This repository provides code for "Word Embedding Aware Convolutional Networks for Sentiment Analysis". We evaluate various word embeddings on the performance of convolutional networks in the context of sentiment analysis tasks. The paper is available here.
This project uses the Movie Reviews, SST-2, and MPQA datasets. These preprocessed datasets can be obtained from the Academia Sinica NLP Lab. Further, we use several types of word embeddings -- Word2Vec, GloVe, and Numberbatch.

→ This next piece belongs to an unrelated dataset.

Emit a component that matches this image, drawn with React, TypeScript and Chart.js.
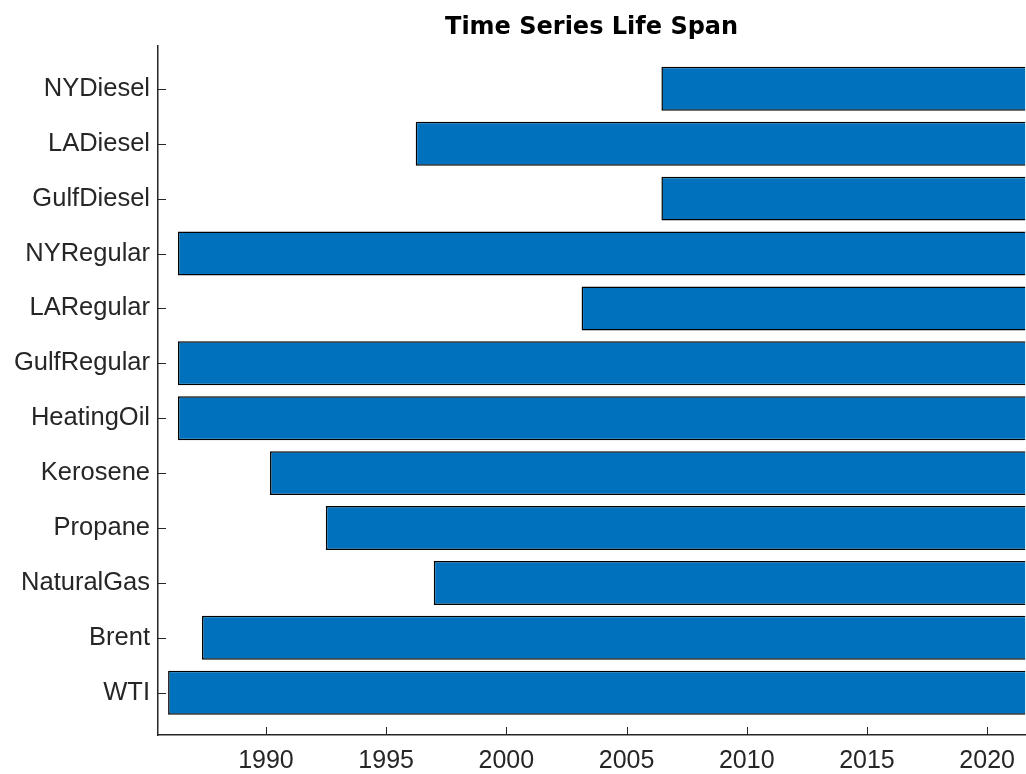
import React, { useEffect, useRef } from "react";
import { Chart, registerables } from "chart.js";

Chart.register(...registerables);

// Categories from bottom (index 0) to top
const categories = [
  "WTI",
  "Brent",
  "NaturalGas",
  "Propane",
  "Kerosene",
  "HeatingOil",
  "GulfRegular",
  "LARegular",
  "NYRegular",
  "GulfDiesel",
  "LADiesel",
  "NYDiesel",
];
const startYears = [
  1985.93, 1987.34, 1996.98, 1992.49, 1990.17, 1986.34, 1986.34, 2003.13,
  1986.34, 2006.45, 1996.23, 2006.45,
];
const endYears = [
  2022.0, 2022.0, 2022.0, 2022.0, 2022.0, 2022.0, 2022.0, 2022.0, 2022.0,
  2022.0, 2022.0, 2022.0,
];
const xTickValues = [1990, 1995, 2000, 2005, 2010, 2015, 2020];
const xMin = 1985.51;
const xMax = 2021.58;
const titleText = "Time Series Life Span";

const AXIS_COLOR = "#262626";
const TICK_LEN = 8;

const inwardTicks = {
  id: "inwardTicks",
  afterDraw(chart: any) {
    const { ctx, chartArea } = chart;
    const xs = chart.scales.x;
    const ys = chart.scales.y;
    ctx.save();
    ctx.strokeStyle = AXIS_COLOR;
    ctx.lineWidth = 1;
    xs.ticks.forEach((t: any) => {
      const px = Math.round(xs.getPixelForValue(t.value)) + 0.5;
      ctx.beginPath();
      ctx.moveTo(px, chartArea.bottom);
      ctx.lineTo(px, chartArea.bottom - TICK_LEN);
      ctx.stroke();
    });
    ys.ticks.forEach((t: any) => {
      const py = Math.round(ys.getPixelForValue(t.value)) + 0.5;
      ctx.beginPath();
      ctx.moveTo(chartArea.left, py);
      ctx.lineTo(chartArea.left + TICK_LEN, py);
      ctx.stroke();
    });
    ctx.restore();
  },
};

export default function App() {
  const canvasRef = useRef<HTMLCanvasElement | null>(null);

  useEffect(() => {
    document.body.style.margin = "0";
    const canvas = canvasRef.current;
    if (!canvas) return;
    const data = categories.map((_, i) => ({
      x: [startYears[i], endYears[i]],
      y: i,
    }));
    const chart = new Chart(canvas, {
      type: "bar",
      data: {
        datasets: [
          {
            data: data as any,
            backgroundColor: "#0072BD",
            borderColor: "#000000",
            borderWidth: 1.5,
            borderSkipped: false,
            categoryPercentage: 0.8,
            barPercentage: 1.0,
          },
        ],
      },
      plugins: [inwardTicks],
      options: {
        indexAxis: "y",
        animation: false,
        responsive: false,
        maintainAspectRatio: false,
        layout: { padding: 0 },
        plugins: {
          legend: { display: false },
          tooltip: { enabled: false },
          title: {
            display: true,
            text: titleText,
            fullSize: false,
            color: "#000000",
            font: { family: "DejaVu Sans", size: 24, weight: "bold", lineHeight: 1.2 },
            padding: { top: 13, bottom: 4.2 },
          },
        },
        scales: {
          x: {
            type: "linear",
            position: "bottom",
            min: xMin,
            max: xMax,
            offset: false,
            afterBuildTicks: (scale: any) => {
              scale.ticks = xTickValues.map((v) => ({ value: v }));
            },
            afterFit: (scale: any) => {
              scale.height = 39;
            },
            grid: { display: false, drawTicks: false },
            border: { display: true, color: AXIS_COLOR, width: 1.5 },
            ticks: {
              color: AXIS_COLOR,
              font: { family: "Liberation Sans", size: 25 },
              padding: 11,
              maxRotation: 0,
              autoSkip: false,
              callback: (v: any) => String(v),
            },
          },
          y: {
            type: "linear",
            position: "left",
            min: -0.77,
            max: 11.78,
            offset: false,
            afterBuildTicks: (scale: any) => {
              scale.ticks = categories.map((_, i) => ({ value: i }));
            },
            afterFit: (scale: any) => {
              scale.width = 158;
            },
            grid: { display: false, drawTicks: false, offset: false },
            border: { display: true, color: AXIS_COLOR, width: 1.5 },
            ticks: {
              color: AXIS_COLOR,
              font: { family: "Liberation Sans", size: 25.5 },
              padding: 8,
              autoSkip: false,
              callback: (v: any) => categories[v as number] ?? "",
            },
          },
        },
      },
    });
    return () => chart.destroy();
  }, []);

  return (
    <div style={{ width: 1026, height: 774 }}>
      <canvas ref={canvasRef} width={1026} height={774} style={{ display: "block" }} />
    </div>
  );
}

Use python3 create_datasets.py
to build the datasets from their raw formats.
Use train.sh
to train all the models on each dataset and embedding type. For more fine-grained training, refer to the individual flags provided in train.py
. For example, the following command can be used to train a CNN on the Movie Reviews corpus using Word2Vec embeddings:
python3 train.py --name=cnn_mr_rand --dataset=mr \
--epochs=20 --batch=32 --lr=1e-4 \
--reg=1e-3 --edims=300 --etype=w2v
By default, models will be checkpointed according to their validation accuracies in checkpoints/
. The training loss, training accuracy, validation loss, and validation accuracy statistics will be logged in stats/
. mkdir checkpoints stats
can create these directories if they do not already exist.
Use eval.py
to test the models. MR and MPQA have to be tested with cross-validation, but SST-2 has a dedicated test set. The dictionaries mr_epochs
and mpqa_epochs
control what number of epochs to train the models until. These are determined from the validation accuracies, so they can be changed depending on the model checkpoints.